**Problem description**
All of the material should be reproduced exactly, with pictures left out.

**Data excerpt**
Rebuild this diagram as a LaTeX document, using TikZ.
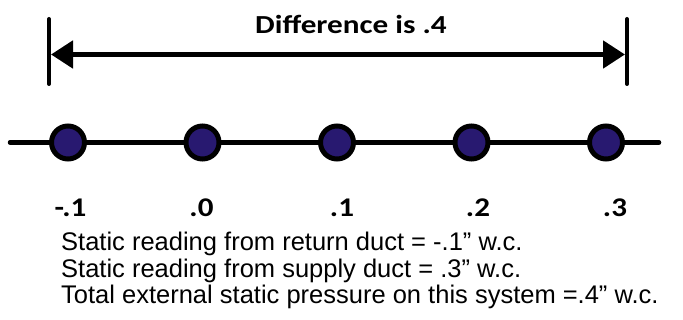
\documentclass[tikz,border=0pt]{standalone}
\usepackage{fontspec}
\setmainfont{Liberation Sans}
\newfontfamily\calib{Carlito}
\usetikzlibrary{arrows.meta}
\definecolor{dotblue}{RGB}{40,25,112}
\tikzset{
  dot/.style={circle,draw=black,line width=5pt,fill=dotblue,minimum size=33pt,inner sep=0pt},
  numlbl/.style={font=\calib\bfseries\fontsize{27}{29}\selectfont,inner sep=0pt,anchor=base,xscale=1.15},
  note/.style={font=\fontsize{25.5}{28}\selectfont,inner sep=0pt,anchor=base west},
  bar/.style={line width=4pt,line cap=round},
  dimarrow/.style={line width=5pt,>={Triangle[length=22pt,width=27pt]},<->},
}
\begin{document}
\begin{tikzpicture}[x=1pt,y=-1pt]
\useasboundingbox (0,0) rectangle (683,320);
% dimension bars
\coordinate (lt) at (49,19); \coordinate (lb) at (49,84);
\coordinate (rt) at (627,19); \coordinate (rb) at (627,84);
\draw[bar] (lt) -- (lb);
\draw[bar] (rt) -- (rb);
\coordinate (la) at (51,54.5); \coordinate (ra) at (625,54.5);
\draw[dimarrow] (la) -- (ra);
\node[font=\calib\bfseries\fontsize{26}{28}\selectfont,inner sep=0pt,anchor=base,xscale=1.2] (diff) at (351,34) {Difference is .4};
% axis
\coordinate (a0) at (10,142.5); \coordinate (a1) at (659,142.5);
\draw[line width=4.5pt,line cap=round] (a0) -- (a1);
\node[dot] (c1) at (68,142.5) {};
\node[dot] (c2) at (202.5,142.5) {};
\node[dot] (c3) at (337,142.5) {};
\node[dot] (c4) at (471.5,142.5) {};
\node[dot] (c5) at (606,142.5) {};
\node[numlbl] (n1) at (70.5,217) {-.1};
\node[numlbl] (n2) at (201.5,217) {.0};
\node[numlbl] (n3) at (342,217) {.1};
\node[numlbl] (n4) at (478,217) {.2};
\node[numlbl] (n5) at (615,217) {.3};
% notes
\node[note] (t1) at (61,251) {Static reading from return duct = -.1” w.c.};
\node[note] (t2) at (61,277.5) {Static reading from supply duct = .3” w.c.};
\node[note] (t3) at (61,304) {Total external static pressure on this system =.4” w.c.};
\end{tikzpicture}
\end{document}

**Solution**
Rebuild this diagram as a LaTeX document, using TikZ.
\documentclass[tikz,border=0pt]{standalone}
\usepackage{fontspec}
\setmainfont{Liberation Sans}
\newfontfamily\calib{Carlito}
\usetikzlibrary{arrows.meta}
\definecolor{dotblue}{RGB}{40,25,112}
\tikzset{
  dot/.style={circle,draw=black,line width=5pt,fill=dotblue,minimum size=33pt,inner sep=0pt},
  numlbl/.style={font=\calib\bfseries\fontsize{27}{29}\selectfont,inner sep=0pt,anchor=base,xscale=1.15},
  note/.style={font=\fontsize{25.5}{28}\selectfont,inner sep=0pt,anchor=base west},
  bar/.style={line width=4pt,line cap=round},
  dimarrow/.style={line width=5pt,>={Triangle[length=22pt,width=27pt]},<->},
}
\begin{document}
\begin{tikzpicture}[x=1pt,y=-1pt]
\useasboundingbox (0,0) rectangle (683,320);
% dimension bars
\coordinate (lt) at (49,19); \coordinate (lb) at (49,84);
\coordinate (rt) at (627,19); \coordinate (rb) at (627,84);
\draw[bar] (lt) -- (lb);
\draw[bar] (rt) -- (rb);
\coordinate (la) at (51,54.5); \coordinate (ra) at (625,54.5);
\draw[dimarrow] (la) -- (ra);
\node[font=\calib\bfseries\fontsize{26}{28}\selectfont,inner sep=0pt,anchor=base,xscale=1.2] (diff) at (351,34) {Difference is .4};
% axis
\coordinate (a0) at (10,142.5); \coordinate (a1) at (659,142.5);
\draw[line width=4.5pt,line cap=round] (a0) -- (a1);
\node[dot] (c1) at (68,142.5) {};
\node[dot] (c2) at (202.5,142.5) {};
\node[dot] (c3) at (337,142.5) {};
\node[dot] (c4) at (471.5,142.5) {};
\node[dot] (c5) at (606,142.5) {};
\node[numlbl] (n1) at (70.5,217) {-.1};
\node[numlbl] (n2) at (201.5,217) {.0};
\node[numlbl] (n3) at (342,217) {.1};
\node[numlbl] (n4) at (478,217) {.2};
\node[numlbl] (n5) at (615,217) {.3};
% notes
\node[note] (t1) at (61,251) {Static reading from return duct = -.1” w.c.};
\node[note] (t2) at (61,277.5) {Static reading from supply duct = .3” w.c.};
\node[note] (t3) at (61,304) {Total external static pressure on this system =.4” w.c.};
\end{tikzpicture}
\end{document}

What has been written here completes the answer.